Archive

Murder City Sparrows

By Emma Woolley

Murder City Sparrows is a band assembled as randomly as their name. “It started out as a singer-songwriter thing that Jay was doing and he needed players to do a record,” says the band’s drummer, Lanny. “So the engineer at the studio called Doc and myself to come in and do it. We got a copy of the songs of Jay singing with an acoustic guitar, came up with parts and arrangements, and just started working on the record. Everyone was playing really well together so then Jay said, ‘well, I’m gonna need a band.'”

Natives of Edmonton, the members intended to call the album Murder City Sparrows, a title that pays homage to the city’s criminal notoriety and Charles Bukowski’s publishing house, Black Sparrow Press. When the album was finished, however, it was obvious that it was no singer-songwriter album — they sounded like a band. Their producer, Gordie Johnson (of Grady/Big Sugar fame), encouraged them to drop “The Jay Murphy Band” name for one reflective of their sound. Adopting the album’s title as their name, the four musicians developed a powerful brand of rock’n’roll without over-production. “We subscribe to the ethic that if you can’t play it live, you shouldn’t record it,” says bassist and Danforth resident Doc de Groot. “I can’t switch from bass to lap steel in a quarter note and then get back to my bass — so it became, for all of us, about making something that we can put on a record and then reproduce live, convincingly, without anything missing.”

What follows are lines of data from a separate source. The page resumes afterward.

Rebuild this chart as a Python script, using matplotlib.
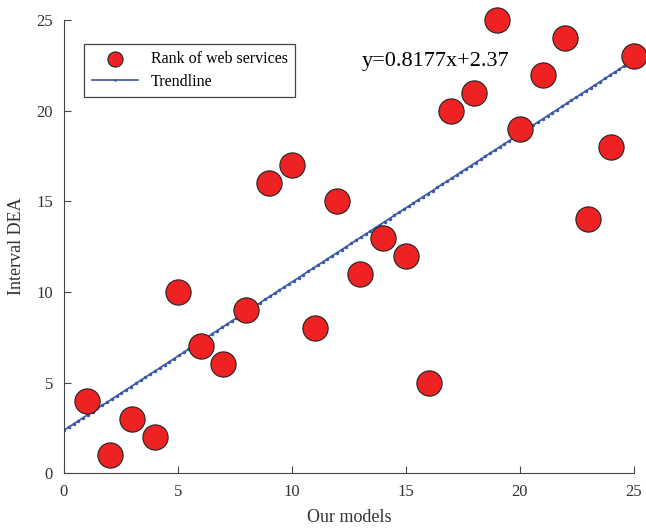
import numpy as np
import matplotlib
matplotlib.use("Agg")
from matplotlib import pyplot as plt

# ranks from the two methods
our_models = [1, 2, 3, 4, 5, 6, 7, 8, 9, 10, 11, 12, 13, 14, 15, 16, 17, 18, 19, 20, 21, 22, 23, 24, 25]
interval_dea = [4, 1, 3, 2, 10, 7, 6, 9, 16, 17, 8, 15, 11, 13, 12, 5, 20, 21, 25, 19, 22, 24, 14, 18, 23]

plt.rcParams.update({'font.family': ['Liberation Serif', 'DejaVu Serif'], 'font.size': 12})

fig = plt.figure(figsize=(6.46, 5.31), dpi=100)
ax = fig.add_axes([0.099, 0.109, 0.882, 0.853])

slope, intercept = np.polyfit(our_models, interval_dea, 1)
xs = np.linspace(0, 25, 120)
ax.plot(xs, slope * xs + intercept, color="#3a5aa8", lw=1.2, marker=".", ms=3, label="Trendline")
ax.scatter(our_models, interval_dea, s=330, c="#ee2222", edgecolors="#222222", linewidths=0.8,
           label="Rank of web services", zorder=3, clip_on=False)

ax.text(13.05, 22.7, f"y={slope:.4f}x+{intercept:.2f}", fontsize=16, va="center")

ax.set_xlim(0, 25)
ax.set_ylim(0, 25)
ax.set_xticks([0, 5, 10, 15, 20, 25])
ax.set_yticks([0, 5, 10, 15, 20, 25])
ax.spines["top"].set_visible(False)
ax.spines["right"].set_visible(False)
ax.spines["left"].set_color("#444444")
ax.spines["bottom"].set_color("#444444")
ax.tick_params(direction="in", length=5, colors="#444444", labelcolor="#333333", labelsize=12, pad=8)
ax.set_xlabel("Our models", fontsize=13, color="#333333", labelpad=6)
ax.set_ylabel("Interval DEA", fontsize=13, color="#333333", labelpad=8)

handles, labels = ax.get_legend_handles_labels()
leg = ax.legend(handles[::-1], labels[::-1], loc="upper left", bbox_to_anchor=(0.022, 0.965),
                fancybox=False, edgecolor="#444444", framealpha=1, fontsize=11.5,
                markerscale=0.6, handlelength=2.9, borderpad=0.45, labelspacing=0.4)
leg.get_frame().set_linewidth(0.9)

plt.savefig("out.png")
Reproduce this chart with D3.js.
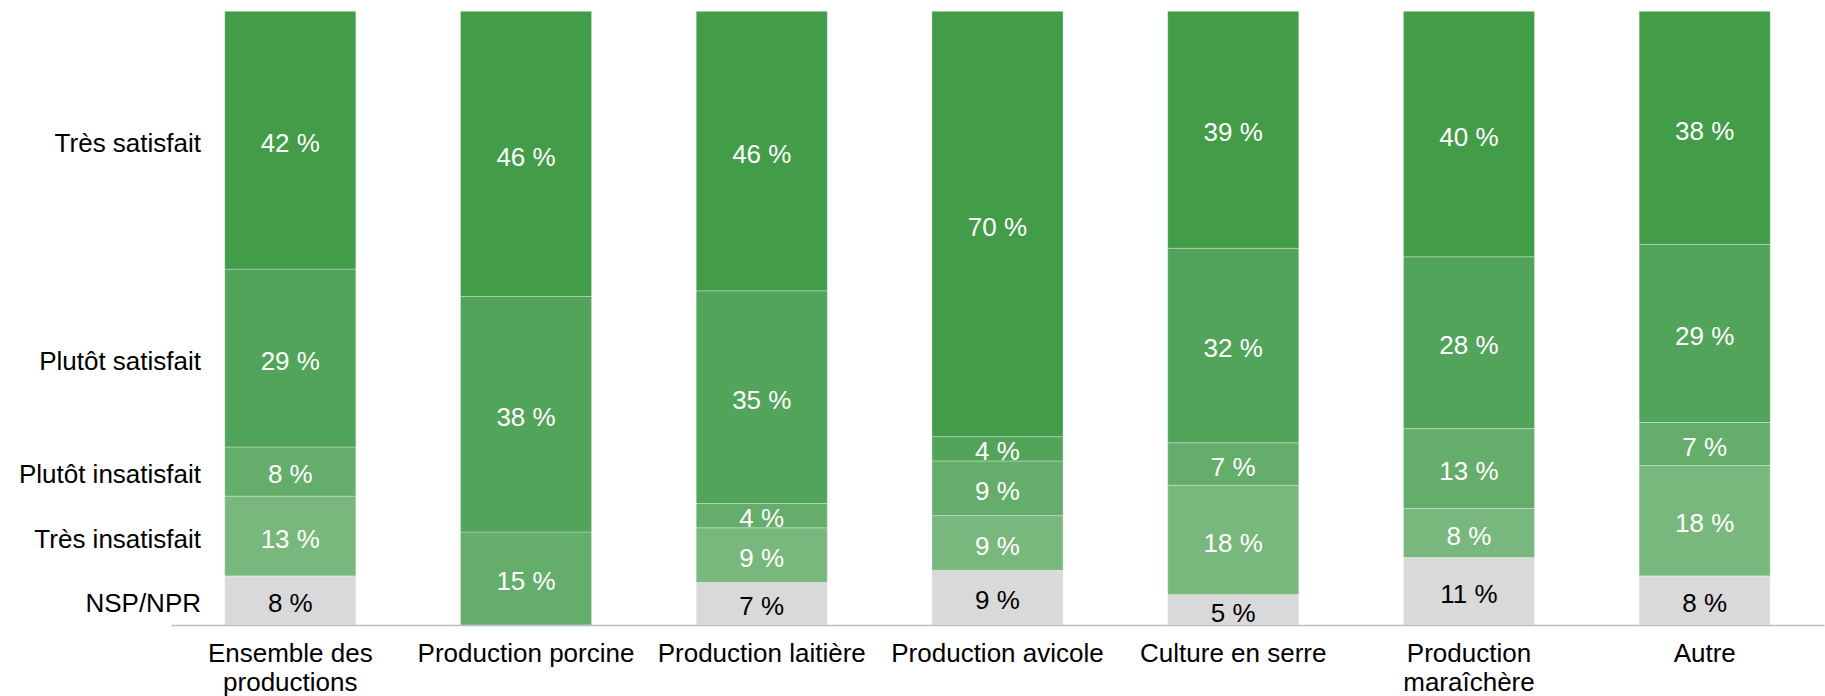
<!DOCTYPE html>
<html>
<head>
<meta charset="utf-8">
<script src="https://cdn.jsdelivr.net/npm/d3@7"></script>
<style>
  body { margin: 0; background: #fff; }
  svg text { font-family: "Liberation Sans", Arial, sans-serif; }
</style>
</head>
<body>
<div id="chart"></div>
<script>
// categories (x axis)
var categories = ["Ensemble des productions", "Production porcine", "Production laitière",
  "Production avicole", "Culture en serre", "Production maraîchère", "Autre"];
// how each category label is split on lines
var tickLines = [["Ensemble des", "productions"], ["Production porcine"], ["Production laitière"],
  ["Production avicole"], ["Culture en serre"], ["Production", "maraîchère"], ["Autre"]];

// series, bottom to top
var seriesNames = ["NSP/NPR", "Très insatisfait", "Plutôt insatisfait", "Plutôt satisfait", "Très satisfait"];
var nspNpr            = [8, 0, 7, 9, 5, 11, 8];
var tresInsatisfait   = [13, 0, 9, 9, 18, 8, 18];
var plutotInsatisfait = [8, 15, 4, 9, 7, 13, 7];
var plutotSatisfait   = [29, 38, 35, 4, 32, 28, 29];
var tresSatisfait     = [42, 46, 46, 70, 39, 40, 38];

var colors = ["#d9d9d9", "#79b87c", "#64ad6b", "#52a45a", "#439c48"];

var width = 1825, height = 696;
var margin = { top: 11.3, right: 1, bottom: 71, left: 171 };

var table = categories.map(function (c, i) {
  return {
    cat: c,
    "NSP/NPR": nspNpr[i],
    "Très insatisfait": tresInsatisfait[i],
    "Plutôt insatisfait": plutotInsatisfait[i],
    "Plutôt satisfait": plutotSatisfait[i],
    "Très satisfait": tresSatisfait[i]
  };
});

// bars are all shown full height, so normalise each column
var stacked = d3.stack()
  .keys(seriesNames)
  .offset(d3.stackOffsetExpand)(table);

var x = d3.scaleBand()
  .domain(categories)
  .range([margin.left, width - margin.right])
  .paddingInner(0.444)
  .paddingOuter(0.228);

var y = d3.scaleLinear()
  .domain([0, 1])
  .range([height - margin.bottom, margin.top]);

var svg = d3.select("#chart")
  .append("svg")
  .attr("width", width)
  .attr("height", height);

var layer = svg.selectAll("g.layer")
  .data(stacked)
  .enter()
  .append("g")
  .attr("class", "layer")
  .attr("fill", function (d, i) { return colors[i]; });

layer.selectAll("rect")
  .data(function (d) { return d; })
  .enter()
  .append("rect")
  .attr("x", function (d) { return x(d.data.cat); })
  .attr("y", function (d) { return y(d[1]); })
  .attr("width", x.bandwidth())
  .attr("height", function (d) { return Math.max(0, y(d[0]) - y(d[1])); })
  .attr("stroke", "#ffffff")
  .attr("stroke-opacity", 0.3)
  .attr("stroke-width", 1);

// value labels
stacked.forEach(function (s, si) {
  svg.append("g")
    .selectAll("text")
    .data(s.filter(function (d) { return d.data[s.key] > 0; }))
    .enter()
    .append("text")
    .attr("x", function (d) { return x(d.data.cat) + x.bandwidth() / 2; })
    .attr("y", function (d) { return (y(d[0]) + y(d[1])) / 2; })
    .attr("dy", "0.45em")
    .attr("text-anchor", "middle")
    .style("font-size", "26px")
    .style("fill", si === 0 ? "#000" : "#fff")
    .text(function (d) { return d.data[s.key] + " %"; });
});

// series names on the left, beside the first bar
svg.append("g")
  .selectAll("text")
  .data(stacked)
  .enter()
  .append("text")
  .attr("x", 201)
  .attr("y", function (s) { return (y(s[0][0]) + y(s[0][1])) / 2; })
  .attr("dy", "0.45em")
  .attr("text-anchor", "end")
  .style("font-size", "26px")
  .style("fill", "#000")
  .text(function (s) { return s.key; });

// x axis
var xAxis = svg.append("g")
  .attr("transform", "translate(0," + (height - margin.bottom) + ")")
  .call(d3.axisBottom(x).tickSize(0).tickSizeOuter(0));

xAxis.select(".domain")
  .attr("stroke", "#bfbfbf")
  .attr("stroke-width", 1.6);

xAxis.selectAll(".tick text").each(function (d, i) {
  var t = d3.select(this);
  t.text(null)
    .attr("y", 37)
    .attr("dy", null)
    .style("font-size", "26px")
    .style("font-family", '"Liberation Sans", Arial, sans-serif')
    .attr("fill", "#000");
  tickLines[i].forEach(function (line, k) {
    t.append("tspan")
      .attr("x", 0)
      .attr("y", 37 + k * 28.5)
      .text(line);
  });
});
</script>
</body>
</html>
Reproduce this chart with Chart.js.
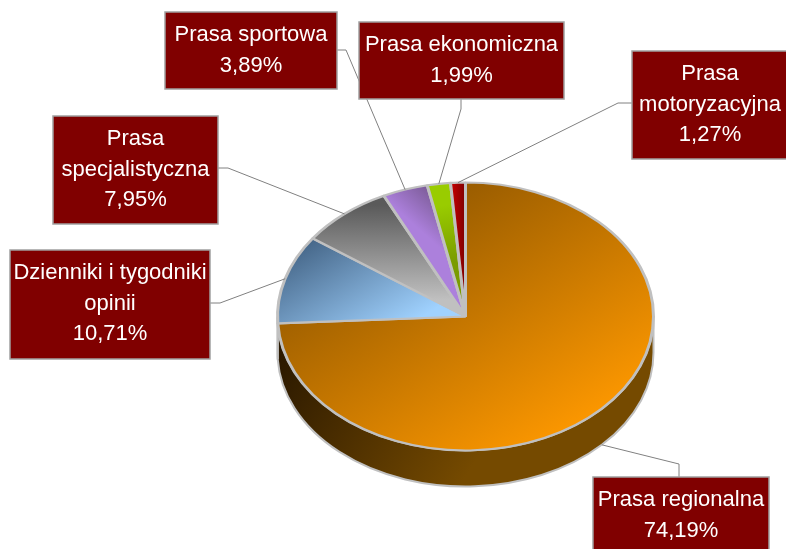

As a self-proclaimed live band, Murder City Sparrows records off the floor to properly translate the energy of playing together — and it’s that raw passion that makes their self-titled debut stand out. Recorded at Pedernales, Willie Nelson’s legendary studio in Austin, Texas, the album earned Murder City Sparrows a “Band of the Month” feature with Sonic 102.9, an Edmonton alternative rock station. The single stayed in high rotation for several months and started getting radio play across the country. As their popularity grew, the band did several tours of Western Canada and decided to move from Edmonton to Toronto. “Eventually it got to the point that we were in Toronto so much anyways,” says Doc.

During this time, Murder City Sparrows wrote a new album, Dead Horse Disco, which departs from the dark, political tone of the first and builds on a more wholesome rock sound. “We’re all — with the exception of Mike — small-town kids,” says Lanny. “So I was like, let’s write a record about small towns: doing stupid stuff, getting in shit, the girls we liked, and just have a fun record.”

The title comes from what Doc calls last winter’s “driving tour from hell.” “We toured from the end of November until March…and it was literally blizzards everyday,” explains Lanny. While braving highways littered with abandoned semis, Mike and Jay noticed that the overturned trailers looked like big dead horses. “And some of the songs now, because they’re more fun, have kind of a dance-y, groovy feel,” says Lanny. “So. Dead Horse Disco.”